Mathematical Immaturity

3.9 $\quad$ Determinants and independence of vectors

$\quad$ We can use Theorem 3.5 to deduce a simple criterion for the independence of vectors:

$\quad$ Theorem 3.6. $\quad$ A set of $n$ vectors $A_1, \dots, A_n$ in $n$-space is independent if and only if $d(A_1, \dots, A_n) \neq 0.$

$\quad$ Proof. $\quad$ In Theorem 3.1 (e), we proved that if $A_1, \dots, A_n$ are dependent, then $d(A_1, \dots, A_n)= 0.$ Thus, $d(A_1, \dots, A_n) \neq 0$ implies that $A_1, \dots, A_n$ are independent.
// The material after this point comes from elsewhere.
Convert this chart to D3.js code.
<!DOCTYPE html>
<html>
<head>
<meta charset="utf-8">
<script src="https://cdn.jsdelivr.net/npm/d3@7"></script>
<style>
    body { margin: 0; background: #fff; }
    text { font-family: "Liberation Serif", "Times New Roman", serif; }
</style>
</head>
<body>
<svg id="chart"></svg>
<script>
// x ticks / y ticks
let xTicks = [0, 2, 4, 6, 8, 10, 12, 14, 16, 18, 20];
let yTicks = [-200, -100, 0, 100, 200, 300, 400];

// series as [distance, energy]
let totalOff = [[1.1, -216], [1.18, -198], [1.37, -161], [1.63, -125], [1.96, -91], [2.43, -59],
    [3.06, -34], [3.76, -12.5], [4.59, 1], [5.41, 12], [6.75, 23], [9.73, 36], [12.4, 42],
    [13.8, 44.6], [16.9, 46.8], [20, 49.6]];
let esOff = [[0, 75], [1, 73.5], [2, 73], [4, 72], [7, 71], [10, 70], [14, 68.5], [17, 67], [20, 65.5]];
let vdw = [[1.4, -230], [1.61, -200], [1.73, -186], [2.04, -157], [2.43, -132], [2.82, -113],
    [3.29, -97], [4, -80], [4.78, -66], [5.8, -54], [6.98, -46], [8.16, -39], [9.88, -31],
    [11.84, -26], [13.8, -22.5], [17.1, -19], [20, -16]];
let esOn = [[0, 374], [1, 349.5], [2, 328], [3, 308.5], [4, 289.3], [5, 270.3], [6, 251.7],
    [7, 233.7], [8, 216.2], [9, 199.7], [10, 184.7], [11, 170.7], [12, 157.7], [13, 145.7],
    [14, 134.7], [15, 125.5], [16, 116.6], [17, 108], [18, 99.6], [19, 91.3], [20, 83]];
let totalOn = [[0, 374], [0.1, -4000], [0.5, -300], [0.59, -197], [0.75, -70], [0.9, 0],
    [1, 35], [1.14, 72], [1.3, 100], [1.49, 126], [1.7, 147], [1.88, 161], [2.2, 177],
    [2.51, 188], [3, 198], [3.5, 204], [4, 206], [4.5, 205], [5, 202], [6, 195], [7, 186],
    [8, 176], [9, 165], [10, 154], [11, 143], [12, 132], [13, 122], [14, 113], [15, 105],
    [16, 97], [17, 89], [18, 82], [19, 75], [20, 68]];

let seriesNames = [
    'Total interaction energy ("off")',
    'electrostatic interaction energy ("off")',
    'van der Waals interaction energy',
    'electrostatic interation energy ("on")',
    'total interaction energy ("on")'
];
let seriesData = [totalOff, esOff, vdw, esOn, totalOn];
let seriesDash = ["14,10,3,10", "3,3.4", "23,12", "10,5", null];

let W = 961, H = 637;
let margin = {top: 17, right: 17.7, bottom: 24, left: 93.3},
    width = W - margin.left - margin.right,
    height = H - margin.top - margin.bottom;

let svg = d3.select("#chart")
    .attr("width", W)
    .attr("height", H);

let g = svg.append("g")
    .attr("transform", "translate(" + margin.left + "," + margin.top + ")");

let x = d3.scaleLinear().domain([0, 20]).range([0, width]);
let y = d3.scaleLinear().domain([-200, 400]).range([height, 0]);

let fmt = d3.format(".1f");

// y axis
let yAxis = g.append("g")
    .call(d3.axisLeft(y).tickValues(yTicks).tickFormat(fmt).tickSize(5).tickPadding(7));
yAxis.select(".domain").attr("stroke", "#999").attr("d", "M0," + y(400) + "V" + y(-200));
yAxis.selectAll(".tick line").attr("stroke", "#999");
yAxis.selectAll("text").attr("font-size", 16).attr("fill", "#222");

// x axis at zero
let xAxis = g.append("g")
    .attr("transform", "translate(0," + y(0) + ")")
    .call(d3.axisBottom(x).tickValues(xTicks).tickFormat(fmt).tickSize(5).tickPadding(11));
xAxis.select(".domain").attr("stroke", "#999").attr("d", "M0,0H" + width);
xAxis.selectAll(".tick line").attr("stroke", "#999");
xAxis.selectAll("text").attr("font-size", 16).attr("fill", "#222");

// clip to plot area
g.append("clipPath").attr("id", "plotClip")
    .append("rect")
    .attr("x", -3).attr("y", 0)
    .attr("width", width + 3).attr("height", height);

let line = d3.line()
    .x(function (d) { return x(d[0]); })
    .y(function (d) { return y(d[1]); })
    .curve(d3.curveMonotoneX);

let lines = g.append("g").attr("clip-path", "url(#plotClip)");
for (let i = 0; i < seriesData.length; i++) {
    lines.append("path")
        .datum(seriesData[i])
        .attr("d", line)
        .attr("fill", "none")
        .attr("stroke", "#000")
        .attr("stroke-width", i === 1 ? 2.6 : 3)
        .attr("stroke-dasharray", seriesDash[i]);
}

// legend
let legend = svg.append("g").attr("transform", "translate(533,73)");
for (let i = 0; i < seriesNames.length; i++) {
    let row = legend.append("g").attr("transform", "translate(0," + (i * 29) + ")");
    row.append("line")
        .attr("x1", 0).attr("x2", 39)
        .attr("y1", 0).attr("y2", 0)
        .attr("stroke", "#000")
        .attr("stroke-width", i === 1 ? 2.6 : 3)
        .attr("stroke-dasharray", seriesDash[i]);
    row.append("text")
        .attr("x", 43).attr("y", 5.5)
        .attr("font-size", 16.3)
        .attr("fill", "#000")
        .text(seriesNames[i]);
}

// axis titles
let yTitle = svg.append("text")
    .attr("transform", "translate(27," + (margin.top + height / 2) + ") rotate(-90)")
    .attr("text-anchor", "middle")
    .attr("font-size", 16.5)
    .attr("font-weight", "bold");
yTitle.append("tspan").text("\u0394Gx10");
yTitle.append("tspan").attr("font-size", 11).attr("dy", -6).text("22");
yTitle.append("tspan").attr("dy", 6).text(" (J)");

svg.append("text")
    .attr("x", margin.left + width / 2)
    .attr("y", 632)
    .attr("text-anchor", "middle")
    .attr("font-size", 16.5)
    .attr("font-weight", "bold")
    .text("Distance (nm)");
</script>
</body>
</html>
To prove the converse, we assume that $A_1, \dots, A_n$ are independent and show that this implies $d(A_1, \dots, A_n) \neq 0.$

$\quad$ If $A_1, \dots, A_n$ are independent vectors in $V_n,$ then they form a basis for $V_n.$ Then, by Theorem 2.12, if $e_1, \dots, e_n$ are the unit coordinate vectors of $V_n,$ there is one and only one linear transformation $T: V_n \to V_n$ such that \begin{align*} T(A_k) &= e_k, \qquad \text{for $k = 1, \dots, n.$} \end{align*} Then, if we set $B$ as the matrix representation of $T,$ setting $A = \begin{bmatrix}A_1 \\ \vdots \\ A_n\end{bmatrix},$ we find that $BA = I.$ But this means that $A$ is nonsingular. But by Theorem 3.5, this means that $\det A = d(A_1, \dots, A_n) \neq 0. \quad \blacksquare$